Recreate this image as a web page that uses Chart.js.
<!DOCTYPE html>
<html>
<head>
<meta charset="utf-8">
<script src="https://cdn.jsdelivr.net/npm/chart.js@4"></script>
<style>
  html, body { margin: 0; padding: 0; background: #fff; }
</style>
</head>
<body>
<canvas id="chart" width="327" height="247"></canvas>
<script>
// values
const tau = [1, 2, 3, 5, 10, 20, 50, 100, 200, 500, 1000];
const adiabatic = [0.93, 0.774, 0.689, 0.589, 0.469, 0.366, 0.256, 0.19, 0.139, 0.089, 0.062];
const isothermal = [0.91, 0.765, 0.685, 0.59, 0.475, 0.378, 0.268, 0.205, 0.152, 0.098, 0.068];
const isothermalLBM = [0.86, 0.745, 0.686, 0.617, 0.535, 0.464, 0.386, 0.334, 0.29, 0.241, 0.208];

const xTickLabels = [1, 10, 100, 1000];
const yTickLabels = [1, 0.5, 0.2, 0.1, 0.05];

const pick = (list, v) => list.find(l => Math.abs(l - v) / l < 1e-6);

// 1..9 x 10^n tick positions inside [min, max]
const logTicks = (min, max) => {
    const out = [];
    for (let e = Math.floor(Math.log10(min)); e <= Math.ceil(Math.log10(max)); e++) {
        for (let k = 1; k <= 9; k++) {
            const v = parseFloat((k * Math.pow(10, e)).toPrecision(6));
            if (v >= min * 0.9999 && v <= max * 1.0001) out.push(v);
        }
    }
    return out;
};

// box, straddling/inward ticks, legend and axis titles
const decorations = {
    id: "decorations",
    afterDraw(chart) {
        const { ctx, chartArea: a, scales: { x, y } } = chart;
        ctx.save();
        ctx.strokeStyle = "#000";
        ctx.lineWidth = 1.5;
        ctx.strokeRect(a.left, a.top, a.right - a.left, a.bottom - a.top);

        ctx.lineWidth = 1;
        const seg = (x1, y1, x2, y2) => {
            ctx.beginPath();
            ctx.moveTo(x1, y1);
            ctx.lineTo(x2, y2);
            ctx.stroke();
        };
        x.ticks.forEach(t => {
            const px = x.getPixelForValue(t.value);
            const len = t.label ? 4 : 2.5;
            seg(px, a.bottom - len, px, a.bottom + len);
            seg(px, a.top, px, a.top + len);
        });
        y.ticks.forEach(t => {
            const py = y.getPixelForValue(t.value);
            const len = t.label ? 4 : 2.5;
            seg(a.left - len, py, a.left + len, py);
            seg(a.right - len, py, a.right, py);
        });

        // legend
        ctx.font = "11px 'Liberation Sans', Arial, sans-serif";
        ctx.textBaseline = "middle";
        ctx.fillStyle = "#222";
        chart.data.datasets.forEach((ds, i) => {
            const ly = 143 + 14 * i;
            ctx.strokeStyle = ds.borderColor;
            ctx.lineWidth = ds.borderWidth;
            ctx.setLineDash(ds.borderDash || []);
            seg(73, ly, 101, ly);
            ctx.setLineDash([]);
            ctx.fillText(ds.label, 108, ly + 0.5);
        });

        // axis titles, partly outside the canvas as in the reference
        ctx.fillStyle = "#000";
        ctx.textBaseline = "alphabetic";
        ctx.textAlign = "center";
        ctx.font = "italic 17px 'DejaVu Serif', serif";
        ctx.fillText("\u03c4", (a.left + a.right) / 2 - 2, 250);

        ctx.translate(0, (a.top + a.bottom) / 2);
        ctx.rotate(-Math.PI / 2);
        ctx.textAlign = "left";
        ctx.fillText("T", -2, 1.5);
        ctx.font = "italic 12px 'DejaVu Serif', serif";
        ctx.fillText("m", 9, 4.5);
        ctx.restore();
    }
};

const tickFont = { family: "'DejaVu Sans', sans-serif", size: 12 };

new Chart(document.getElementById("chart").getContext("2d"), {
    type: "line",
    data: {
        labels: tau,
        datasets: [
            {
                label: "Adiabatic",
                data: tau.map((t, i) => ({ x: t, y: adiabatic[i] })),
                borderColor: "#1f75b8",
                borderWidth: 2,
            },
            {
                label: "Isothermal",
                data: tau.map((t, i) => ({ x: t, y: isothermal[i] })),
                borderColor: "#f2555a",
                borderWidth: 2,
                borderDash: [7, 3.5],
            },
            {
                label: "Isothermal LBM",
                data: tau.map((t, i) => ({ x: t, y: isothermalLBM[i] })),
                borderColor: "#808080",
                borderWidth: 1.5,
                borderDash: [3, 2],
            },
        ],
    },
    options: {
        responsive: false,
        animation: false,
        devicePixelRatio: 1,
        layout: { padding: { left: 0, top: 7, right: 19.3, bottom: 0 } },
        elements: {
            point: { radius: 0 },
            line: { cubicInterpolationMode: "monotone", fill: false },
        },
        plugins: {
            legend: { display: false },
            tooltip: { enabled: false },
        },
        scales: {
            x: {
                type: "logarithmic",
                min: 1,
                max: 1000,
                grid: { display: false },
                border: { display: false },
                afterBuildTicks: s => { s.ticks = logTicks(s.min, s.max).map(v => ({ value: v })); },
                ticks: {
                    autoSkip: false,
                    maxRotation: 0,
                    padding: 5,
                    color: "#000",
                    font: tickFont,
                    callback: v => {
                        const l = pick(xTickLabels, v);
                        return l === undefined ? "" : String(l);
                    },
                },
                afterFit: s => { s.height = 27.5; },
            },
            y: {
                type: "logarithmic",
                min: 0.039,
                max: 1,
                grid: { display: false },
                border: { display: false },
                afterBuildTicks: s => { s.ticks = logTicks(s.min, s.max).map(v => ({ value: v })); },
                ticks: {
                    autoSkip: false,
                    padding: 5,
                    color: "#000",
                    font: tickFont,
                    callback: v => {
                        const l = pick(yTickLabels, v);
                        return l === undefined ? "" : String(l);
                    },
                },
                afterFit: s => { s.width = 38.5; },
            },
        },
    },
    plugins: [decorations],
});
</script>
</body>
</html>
==
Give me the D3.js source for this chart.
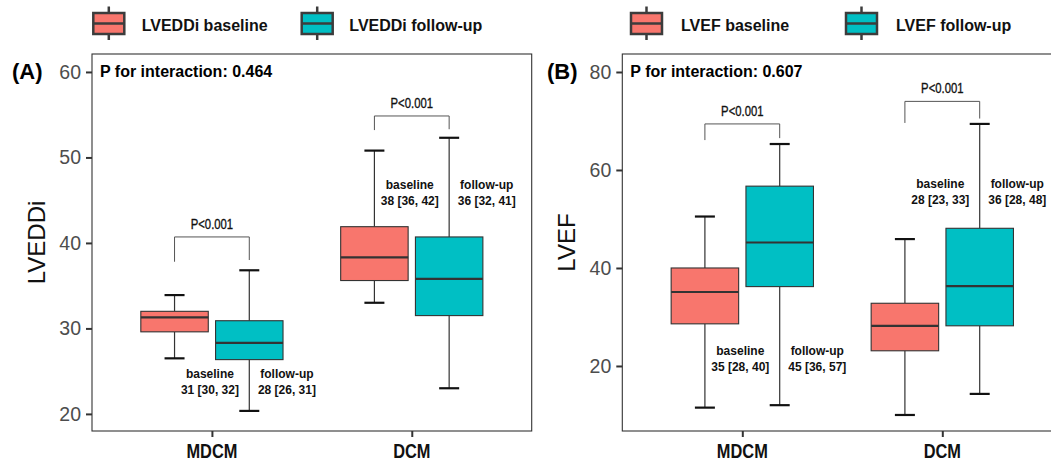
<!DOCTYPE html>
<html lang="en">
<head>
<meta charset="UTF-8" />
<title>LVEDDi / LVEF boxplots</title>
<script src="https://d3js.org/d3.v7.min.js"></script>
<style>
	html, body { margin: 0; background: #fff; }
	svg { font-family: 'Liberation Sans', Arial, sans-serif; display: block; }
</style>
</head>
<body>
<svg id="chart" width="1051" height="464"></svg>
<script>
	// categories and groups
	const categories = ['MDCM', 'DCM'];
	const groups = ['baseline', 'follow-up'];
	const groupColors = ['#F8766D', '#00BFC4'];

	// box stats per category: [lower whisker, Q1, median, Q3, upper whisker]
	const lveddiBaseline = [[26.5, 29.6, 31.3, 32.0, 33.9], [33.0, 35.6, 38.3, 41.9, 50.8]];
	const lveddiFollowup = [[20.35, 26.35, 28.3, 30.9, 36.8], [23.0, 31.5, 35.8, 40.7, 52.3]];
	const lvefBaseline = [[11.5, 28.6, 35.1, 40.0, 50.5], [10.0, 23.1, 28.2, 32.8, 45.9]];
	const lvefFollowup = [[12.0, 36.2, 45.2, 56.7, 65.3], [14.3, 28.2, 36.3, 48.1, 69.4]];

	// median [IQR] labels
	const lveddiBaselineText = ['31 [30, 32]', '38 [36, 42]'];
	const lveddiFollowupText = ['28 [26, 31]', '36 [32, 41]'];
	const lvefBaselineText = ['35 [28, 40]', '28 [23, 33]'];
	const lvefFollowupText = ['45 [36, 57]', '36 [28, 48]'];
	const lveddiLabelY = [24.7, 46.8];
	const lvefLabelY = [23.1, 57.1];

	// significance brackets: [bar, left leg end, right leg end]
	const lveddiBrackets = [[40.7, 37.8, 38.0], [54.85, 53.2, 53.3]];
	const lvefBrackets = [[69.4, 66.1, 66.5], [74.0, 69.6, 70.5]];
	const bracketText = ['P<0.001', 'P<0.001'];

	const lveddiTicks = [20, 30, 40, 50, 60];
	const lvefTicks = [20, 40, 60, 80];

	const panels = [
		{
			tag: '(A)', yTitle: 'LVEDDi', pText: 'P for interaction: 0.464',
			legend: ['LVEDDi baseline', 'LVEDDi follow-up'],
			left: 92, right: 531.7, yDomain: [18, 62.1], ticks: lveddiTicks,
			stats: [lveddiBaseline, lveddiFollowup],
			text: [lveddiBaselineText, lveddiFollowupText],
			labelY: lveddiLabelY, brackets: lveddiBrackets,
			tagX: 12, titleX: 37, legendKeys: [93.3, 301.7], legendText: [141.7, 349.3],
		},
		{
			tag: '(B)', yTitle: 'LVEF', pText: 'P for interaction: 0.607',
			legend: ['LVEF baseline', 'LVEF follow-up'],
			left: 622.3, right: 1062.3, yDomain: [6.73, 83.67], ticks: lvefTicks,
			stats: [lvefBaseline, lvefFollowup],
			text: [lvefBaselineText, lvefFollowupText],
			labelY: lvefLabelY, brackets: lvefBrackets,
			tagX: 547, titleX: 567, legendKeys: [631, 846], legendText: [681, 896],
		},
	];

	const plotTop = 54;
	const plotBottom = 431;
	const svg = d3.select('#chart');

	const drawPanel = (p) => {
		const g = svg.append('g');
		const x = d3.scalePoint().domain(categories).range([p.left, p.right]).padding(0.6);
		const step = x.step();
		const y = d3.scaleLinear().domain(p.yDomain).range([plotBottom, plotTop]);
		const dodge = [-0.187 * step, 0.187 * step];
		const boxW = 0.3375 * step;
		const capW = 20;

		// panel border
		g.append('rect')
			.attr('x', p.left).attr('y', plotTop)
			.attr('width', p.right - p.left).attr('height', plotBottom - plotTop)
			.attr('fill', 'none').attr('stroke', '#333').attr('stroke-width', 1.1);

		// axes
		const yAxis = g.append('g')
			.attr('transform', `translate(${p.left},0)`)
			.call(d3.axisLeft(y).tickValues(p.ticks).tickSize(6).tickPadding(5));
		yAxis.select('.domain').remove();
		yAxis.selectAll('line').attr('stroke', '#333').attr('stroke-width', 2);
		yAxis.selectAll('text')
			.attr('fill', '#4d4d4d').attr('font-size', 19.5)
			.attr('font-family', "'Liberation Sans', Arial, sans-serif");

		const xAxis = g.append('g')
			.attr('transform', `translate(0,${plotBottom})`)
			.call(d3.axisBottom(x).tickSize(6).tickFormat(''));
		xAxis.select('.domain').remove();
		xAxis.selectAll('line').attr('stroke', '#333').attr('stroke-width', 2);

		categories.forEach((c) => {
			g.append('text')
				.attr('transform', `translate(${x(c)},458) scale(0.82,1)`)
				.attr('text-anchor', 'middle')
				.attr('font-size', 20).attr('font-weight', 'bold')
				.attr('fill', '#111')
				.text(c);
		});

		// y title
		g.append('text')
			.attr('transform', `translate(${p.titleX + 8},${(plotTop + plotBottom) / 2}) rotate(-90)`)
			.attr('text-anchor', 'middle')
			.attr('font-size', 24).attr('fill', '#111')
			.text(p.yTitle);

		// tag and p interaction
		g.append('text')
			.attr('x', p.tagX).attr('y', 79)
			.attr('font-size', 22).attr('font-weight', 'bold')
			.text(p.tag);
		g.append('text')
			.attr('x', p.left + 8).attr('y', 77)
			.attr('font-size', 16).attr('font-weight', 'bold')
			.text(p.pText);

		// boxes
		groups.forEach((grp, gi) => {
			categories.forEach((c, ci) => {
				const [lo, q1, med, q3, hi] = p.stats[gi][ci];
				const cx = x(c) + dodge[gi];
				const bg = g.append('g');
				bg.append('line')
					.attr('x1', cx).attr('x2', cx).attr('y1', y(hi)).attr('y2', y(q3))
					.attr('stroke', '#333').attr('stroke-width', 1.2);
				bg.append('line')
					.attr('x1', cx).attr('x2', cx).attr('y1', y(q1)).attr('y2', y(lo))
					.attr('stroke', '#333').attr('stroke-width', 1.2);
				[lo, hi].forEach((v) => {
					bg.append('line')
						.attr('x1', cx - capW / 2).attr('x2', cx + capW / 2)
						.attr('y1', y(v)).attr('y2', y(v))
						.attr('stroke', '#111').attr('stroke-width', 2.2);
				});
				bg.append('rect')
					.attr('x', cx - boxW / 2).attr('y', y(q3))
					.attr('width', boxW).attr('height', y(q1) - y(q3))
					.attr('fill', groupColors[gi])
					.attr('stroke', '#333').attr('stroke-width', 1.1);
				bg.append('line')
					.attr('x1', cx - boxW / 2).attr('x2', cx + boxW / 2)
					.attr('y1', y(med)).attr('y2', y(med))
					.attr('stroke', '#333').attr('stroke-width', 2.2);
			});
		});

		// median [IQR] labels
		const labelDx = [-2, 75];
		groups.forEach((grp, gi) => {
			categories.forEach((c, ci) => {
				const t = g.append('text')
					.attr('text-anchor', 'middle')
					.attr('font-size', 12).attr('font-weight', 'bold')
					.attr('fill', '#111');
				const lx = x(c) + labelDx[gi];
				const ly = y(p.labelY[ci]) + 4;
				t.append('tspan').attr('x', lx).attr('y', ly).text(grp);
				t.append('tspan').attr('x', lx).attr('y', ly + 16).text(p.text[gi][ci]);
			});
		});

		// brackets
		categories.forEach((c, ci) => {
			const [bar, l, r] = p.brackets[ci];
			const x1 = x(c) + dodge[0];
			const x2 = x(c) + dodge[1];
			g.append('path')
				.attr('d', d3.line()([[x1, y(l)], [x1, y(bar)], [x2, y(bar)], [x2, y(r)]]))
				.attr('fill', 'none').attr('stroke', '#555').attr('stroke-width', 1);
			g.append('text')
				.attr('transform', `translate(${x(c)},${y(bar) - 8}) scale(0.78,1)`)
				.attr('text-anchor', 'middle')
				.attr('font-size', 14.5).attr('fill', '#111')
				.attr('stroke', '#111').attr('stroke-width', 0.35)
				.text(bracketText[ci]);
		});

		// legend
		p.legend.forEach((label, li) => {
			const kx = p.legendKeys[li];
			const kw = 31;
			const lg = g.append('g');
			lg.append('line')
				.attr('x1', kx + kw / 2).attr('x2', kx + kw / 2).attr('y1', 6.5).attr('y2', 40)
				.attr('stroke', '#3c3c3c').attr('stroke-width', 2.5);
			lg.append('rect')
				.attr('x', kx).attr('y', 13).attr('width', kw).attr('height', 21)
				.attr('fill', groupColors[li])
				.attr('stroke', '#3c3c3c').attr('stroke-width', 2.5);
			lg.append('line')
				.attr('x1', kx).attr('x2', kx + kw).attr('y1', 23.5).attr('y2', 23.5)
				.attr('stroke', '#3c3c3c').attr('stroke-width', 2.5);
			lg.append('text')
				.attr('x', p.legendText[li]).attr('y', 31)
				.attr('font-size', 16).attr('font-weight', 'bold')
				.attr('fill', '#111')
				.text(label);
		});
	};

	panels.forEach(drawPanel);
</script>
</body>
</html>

* [Prompt] State how many lines in the records above contain the word "this", and give only that number.

* [Exercise result] 2